Report all lines holding "this".

Data items
****************************************

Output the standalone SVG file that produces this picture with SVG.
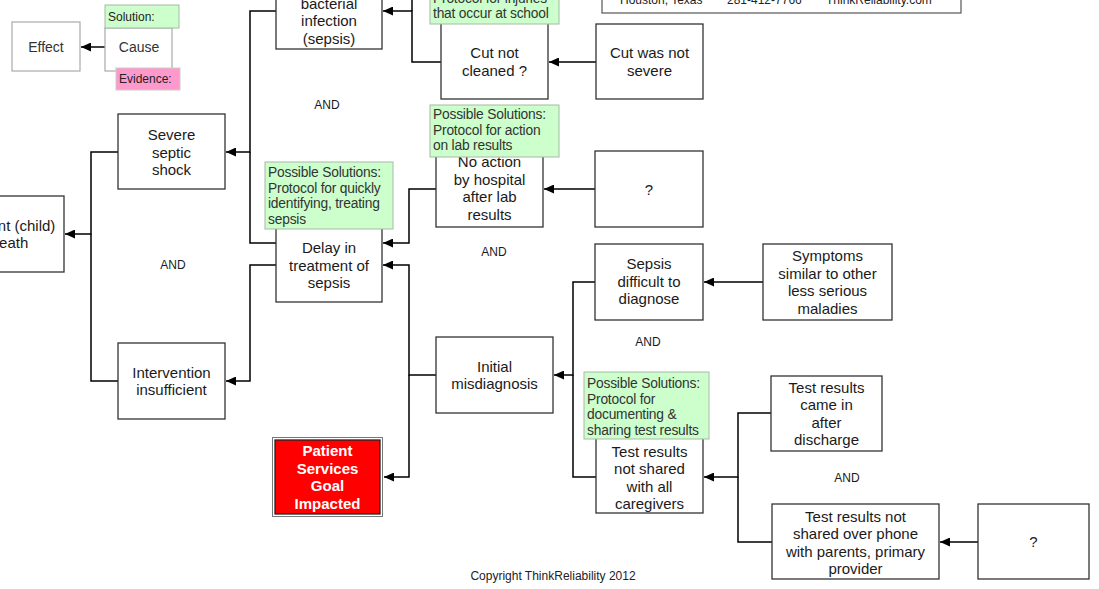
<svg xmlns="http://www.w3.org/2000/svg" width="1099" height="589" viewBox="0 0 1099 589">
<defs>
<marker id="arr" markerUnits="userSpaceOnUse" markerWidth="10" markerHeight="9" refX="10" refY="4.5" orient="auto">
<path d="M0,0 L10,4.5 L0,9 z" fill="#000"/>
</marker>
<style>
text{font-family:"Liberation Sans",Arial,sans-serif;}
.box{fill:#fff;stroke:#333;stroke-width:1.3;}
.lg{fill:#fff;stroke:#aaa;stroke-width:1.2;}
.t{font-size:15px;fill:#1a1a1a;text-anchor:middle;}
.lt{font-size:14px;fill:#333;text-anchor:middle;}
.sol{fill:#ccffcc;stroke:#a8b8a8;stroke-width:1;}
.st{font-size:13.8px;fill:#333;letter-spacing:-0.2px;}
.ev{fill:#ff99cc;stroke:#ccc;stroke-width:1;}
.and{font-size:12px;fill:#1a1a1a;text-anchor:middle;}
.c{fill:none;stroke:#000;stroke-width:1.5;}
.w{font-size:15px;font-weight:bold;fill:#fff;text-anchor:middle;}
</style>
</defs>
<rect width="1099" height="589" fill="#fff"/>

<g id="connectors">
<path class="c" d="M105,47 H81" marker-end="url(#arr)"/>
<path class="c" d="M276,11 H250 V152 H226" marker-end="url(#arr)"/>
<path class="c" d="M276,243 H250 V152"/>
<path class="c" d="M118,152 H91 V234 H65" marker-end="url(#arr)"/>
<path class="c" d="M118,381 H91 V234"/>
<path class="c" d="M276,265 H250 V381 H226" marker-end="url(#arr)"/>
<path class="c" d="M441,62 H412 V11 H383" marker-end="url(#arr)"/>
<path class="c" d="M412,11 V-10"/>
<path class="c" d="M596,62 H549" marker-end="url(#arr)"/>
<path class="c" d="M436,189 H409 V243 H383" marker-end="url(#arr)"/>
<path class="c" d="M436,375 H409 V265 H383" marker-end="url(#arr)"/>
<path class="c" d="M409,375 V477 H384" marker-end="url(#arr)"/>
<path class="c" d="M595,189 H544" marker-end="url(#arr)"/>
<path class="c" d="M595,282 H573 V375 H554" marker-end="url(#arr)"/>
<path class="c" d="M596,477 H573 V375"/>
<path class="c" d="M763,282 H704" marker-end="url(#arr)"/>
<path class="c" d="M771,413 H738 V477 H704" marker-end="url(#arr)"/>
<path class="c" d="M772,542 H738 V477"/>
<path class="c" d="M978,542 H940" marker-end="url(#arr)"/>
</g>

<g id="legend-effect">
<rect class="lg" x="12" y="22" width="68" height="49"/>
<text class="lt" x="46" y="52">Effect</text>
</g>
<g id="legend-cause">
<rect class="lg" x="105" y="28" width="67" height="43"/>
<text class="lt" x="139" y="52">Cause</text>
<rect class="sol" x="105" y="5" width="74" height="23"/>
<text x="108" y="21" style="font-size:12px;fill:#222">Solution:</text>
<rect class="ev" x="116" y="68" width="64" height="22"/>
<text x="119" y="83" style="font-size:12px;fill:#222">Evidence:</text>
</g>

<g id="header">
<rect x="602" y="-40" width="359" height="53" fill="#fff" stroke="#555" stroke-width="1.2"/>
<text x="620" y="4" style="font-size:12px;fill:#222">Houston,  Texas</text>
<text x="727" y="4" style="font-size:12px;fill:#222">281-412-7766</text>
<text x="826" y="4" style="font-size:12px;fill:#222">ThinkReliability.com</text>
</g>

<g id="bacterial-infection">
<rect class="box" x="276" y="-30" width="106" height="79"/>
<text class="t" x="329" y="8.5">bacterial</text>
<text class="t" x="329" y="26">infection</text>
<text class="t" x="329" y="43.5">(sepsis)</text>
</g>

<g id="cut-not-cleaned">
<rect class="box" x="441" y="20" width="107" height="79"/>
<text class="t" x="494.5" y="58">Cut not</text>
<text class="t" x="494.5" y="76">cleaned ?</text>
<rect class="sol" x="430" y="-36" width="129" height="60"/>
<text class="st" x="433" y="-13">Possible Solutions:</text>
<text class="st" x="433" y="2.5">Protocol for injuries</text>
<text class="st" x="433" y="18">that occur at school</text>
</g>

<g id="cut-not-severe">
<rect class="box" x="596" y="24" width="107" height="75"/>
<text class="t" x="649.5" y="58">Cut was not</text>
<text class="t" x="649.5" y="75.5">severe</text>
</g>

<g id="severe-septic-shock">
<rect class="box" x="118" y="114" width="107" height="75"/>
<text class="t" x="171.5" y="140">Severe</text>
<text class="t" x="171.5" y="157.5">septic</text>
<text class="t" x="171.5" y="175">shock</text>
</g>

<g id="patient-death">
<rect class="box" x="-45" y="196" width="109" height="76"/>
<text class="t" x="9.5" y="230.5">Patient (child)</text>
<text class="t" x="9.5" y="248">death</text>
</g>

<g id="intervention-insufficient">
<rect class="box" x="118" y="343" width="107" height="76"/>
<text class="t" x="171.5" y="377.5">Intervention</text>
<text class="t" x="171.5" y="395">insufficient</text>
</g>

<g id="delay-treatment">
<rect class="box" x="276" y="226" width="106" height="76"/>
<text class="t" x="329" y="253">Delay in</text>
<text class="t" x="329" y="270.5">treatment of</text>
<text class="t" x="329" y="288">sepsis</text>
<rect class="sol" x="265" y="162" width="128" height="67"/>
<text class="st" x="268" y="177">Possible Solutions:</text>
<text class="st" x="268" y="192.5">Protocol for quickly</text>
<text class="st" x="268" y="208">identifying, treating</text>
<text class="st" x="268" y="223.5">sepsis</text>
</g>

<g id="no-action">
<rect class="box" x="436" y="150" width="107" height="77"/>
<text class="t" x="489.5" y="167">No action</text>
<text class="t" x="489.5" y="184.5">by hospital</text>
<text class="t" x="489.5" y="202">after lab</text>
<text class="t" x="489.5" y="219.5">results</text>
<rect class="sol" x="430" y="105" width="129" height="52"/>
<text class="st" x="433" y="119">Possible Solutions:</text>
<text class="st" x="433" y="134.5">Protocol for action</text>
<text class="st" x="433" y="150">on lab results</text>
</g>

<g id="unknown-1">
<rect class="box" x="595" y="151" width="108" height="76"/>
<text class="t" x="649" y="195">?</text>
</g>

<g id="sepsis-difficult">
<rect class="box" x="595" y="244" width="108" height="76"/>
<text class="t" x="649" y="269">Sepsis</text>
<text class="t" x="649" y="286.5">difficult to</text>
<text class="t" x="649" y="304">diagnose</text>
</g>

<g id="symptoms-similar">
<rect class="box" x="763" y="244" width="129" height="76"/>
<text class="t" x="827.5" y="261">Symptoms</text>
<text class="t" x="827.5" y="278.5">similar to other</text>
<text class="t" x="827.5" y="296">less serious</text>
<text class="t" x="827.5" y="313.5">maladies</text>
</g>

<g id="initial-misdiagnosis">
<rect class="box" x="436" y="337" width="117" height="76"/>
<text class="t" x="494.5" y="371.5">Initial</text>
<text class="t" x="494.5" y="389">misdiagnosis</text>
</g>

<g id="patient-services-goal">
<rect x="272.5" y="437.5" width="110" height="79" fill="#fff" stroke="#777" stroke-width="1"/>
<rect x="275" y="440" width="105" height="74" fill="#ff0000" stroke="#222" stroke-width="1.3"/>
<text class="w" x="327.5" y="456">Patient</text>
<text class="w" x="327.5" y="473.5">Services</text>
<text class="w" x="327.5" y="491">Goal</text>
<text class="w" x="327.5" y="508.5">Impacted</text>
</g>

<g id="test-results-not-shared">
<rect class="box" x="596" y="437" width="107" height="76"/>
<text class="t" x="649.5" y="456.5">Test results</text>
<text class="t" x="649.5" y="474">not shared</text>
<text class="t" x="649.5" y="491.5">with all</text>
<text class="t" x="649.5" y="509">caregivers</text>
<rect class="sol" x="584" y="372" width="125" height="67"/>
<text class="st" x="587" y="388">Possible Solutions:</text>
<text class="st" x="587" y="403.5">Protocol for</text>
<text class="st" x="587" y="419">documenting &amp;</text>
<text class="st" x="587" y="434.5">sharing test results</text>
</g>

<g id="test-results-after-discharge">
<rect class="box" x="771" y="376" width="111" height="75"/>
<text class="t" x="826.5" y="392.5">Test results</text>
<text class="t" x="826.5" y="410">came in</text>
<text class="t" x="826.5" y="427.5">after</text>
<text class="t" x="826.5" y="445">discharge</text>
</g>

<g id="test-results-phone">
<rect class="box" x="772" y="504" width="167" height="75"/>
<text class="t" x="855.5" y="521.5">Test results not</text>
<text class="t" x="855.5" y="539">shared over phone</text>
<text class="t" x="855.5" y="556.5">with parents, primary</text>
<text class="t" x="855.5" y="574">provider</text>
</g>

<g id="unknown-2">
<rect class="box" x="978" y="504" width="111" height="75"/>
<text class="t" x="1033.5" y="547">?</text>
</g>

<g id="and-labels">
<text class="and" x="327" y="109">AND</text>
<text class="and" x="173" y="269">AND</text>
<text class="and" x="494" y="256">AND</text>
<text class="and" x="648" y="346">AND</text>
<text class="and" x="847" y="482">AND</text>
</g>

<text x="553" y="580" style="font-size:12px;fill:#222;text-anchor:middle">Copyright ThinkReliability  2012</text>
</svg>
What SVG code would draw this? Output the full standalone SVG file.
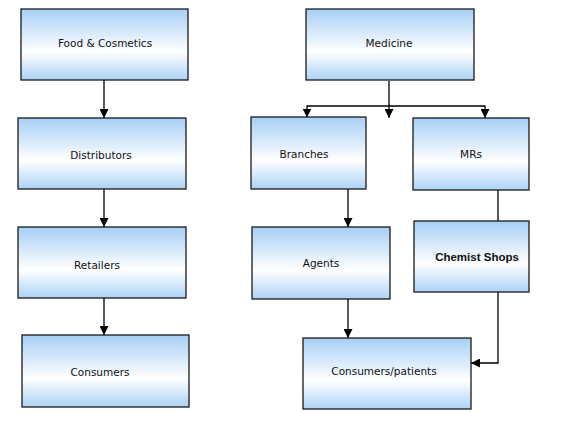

****************************************

- **Written response**
Output the standalone SVG file that produces this picture with SVG.
What SVG code would draw this? Output the full standalone SVG file.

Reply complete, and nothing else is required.